As they are on the road, in traffic I assume that the “audience” they plan to distract are motorists and cyclists. Um, just what we need.
Just like billboard trucks, they will be an impediment to travel for all road users, and I truly doubt that anyone would be Happy to see them. BLEAH!
Correct me if I’m wrong, but don’t many of those billboard truck companies also act as courier businesses? That is, they’re delivering packages from point a to point b in a a city but also advertising along the way. It’s two income streams for the courier business.
All the billboard trucks I’ve ever seen have been way too small to be holding any packages. They’re just a bit of printed vinyl over a narrow frame.
Pedaling peddlers
Interesting idea, I suppose, but do we really need more advertising?
I believe that City Code prohibits purely billboard vehicles.
I know for a fact that in the purview of the Columbia Gorge Commision it is prohibited to display “Portable or wheeled signs, or signs on parked vehicles where the sign is the primary use of the vehicle.”
parked, yes
http://www.portlandonline.com/auditor/index.cfm?c=28591&a=16047
not finding anything on moving vehicles
Sorry, minus ten on this one.
more visual pollution, yay bikes…
I can’t get the link to the BP story and comments on their media page to work. Maybe somebody could fix that.
I don’t know about eco-friendly. Turning crops into motion, mostly after the intermediary of feed lot meat and brewery beer, strictly for the purpose of getting some extra attention doesn’t sound very ecologically sound to me. And using public street space rather than private property for advertising doesn’t exactly sound like a boon for active transportation either.
The ads should be mounted above the riders heads instead of taking up additional space behind or in front of the rider. It would attract more attention as the ad is above traffic and more visible to other traffic. I’d watch out for wind though — perhaps make it a flag on a single pole. Watch out for backlash for taking up additional bike space.
I forwarded the URL to BP oil in hopes they try and sign up.
This will be really obnoxious on the bridges. Maybe the City should regulate them, just like any other signage, if they’re not carrying cargo. I think a $10,000 business license requirement, per vehicle, sounds about right.
And it should be quadruple for the sign trucks.
B line and PPP have got this covered, while serving as an emissions free, nimbler delivery service. Agreed with the above, their pitch is clumsy, feels about 5+ years dated, and like they don’t have a depth of knowledge /commitment to this endeavor.
I agree, those B line behemoths are massive and slow, especially across the Hawthorne. They’re always smiling but don’t realize that drivers are massively annoyed they’re blocking traffic. They’r the parked-UPS-truck-in-the-bike-lane of the bicycle world.

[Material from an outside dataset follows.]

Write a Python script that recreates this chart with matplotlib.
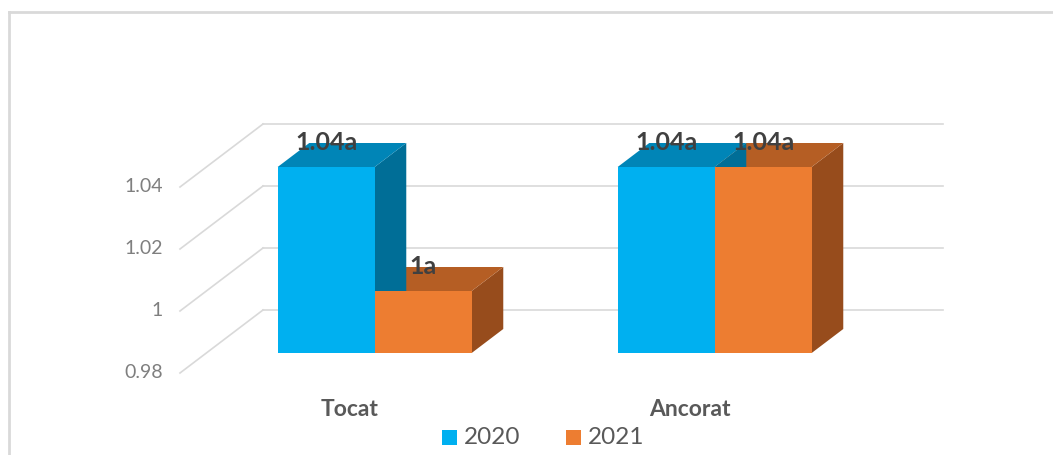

Heh, so if we were to complete her quote, it might read something like this: “Every week I would pass hundreds of bikers while commuting around the area” (in my car), and I finally discovered a way to make them useful!
I passed one of their riders yesterday morning on N. Williams. Just riding a normal bike with no e-assist. I couldn’t help but wonder why they were out there before daylight though.
This business model only wins in a “lesser evil” consideration. Our roads should definitely be reserved for moving people and stuff. This business is taking a portion of our public transportation infrastructure and building a private commercial communication business around it to make some cash. Not the bicycle transportation “branding” that I’m looking for. Someone talk me out of my disappointment.